Ciò nonostante, nei giorni immediatamente successivi agli attentati, la stretta securitaria e la retorica bellicistica sono state l'unica risposta che la politica ha saputo mettere in campo per far fronte a quegli eventi. Il problem closure è esattamente questa incapacità di concepire una risposta diversa, in grado di spostare il punto di vista sul problema per scardinarne i presupposti.
Intorno all'idea di "problem closure" ruotano alcune riflessioni esposte di recente da Evgeny Morozov in una serie di articoli, raccolti in un volume da poco pubblicato per i tipi di Codice Edizioni. Per lo studioso bielorusso, quando la Silicon Valley si propone di far fronte ai problemi sociali essa non lo fa mai al di fuori della cornice politico-economica dominante, ovvero quella del neoliberismo. Anzi, l'intero dibattito sul digitale, dice Morozov più volte, è appiattito sulla dimensione tecnologica del ragionamento e chiude deliberatamente ogni possibilità di ragionare in termini economici e politici.

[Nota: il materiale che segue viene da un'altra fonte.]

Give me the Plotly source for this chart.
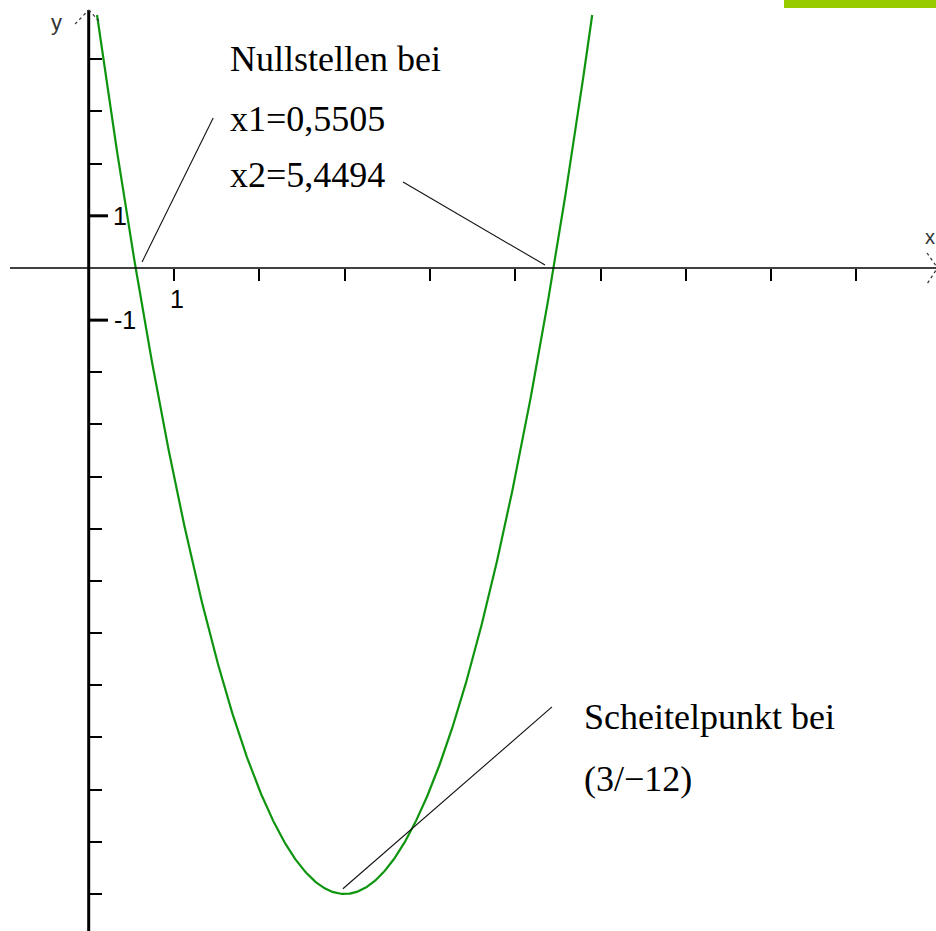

In quest'ottica, la disintermediazione della sicurezza che app come Shelly propongono come soluzione al problema impedisce di guardare allo stesso con occhi e paradigmi diversi da quelli che concepiscono il degrado e la criminalità solo come un problema di ordine pubblico e non come un problema economico e politico, ovvero come una spia delle distorsioni introdotte dalla crisi che il nostro sistema di produzione sta affrontando.
Perciò, qualsiasi soluzione tecnologica che non si faccia anche carico delle sue conseguenze politiche ed economiche non potrà fare a meno che continuare a perpetrare il problema che si propone di risolvere e ad acuirne le contraddizioni.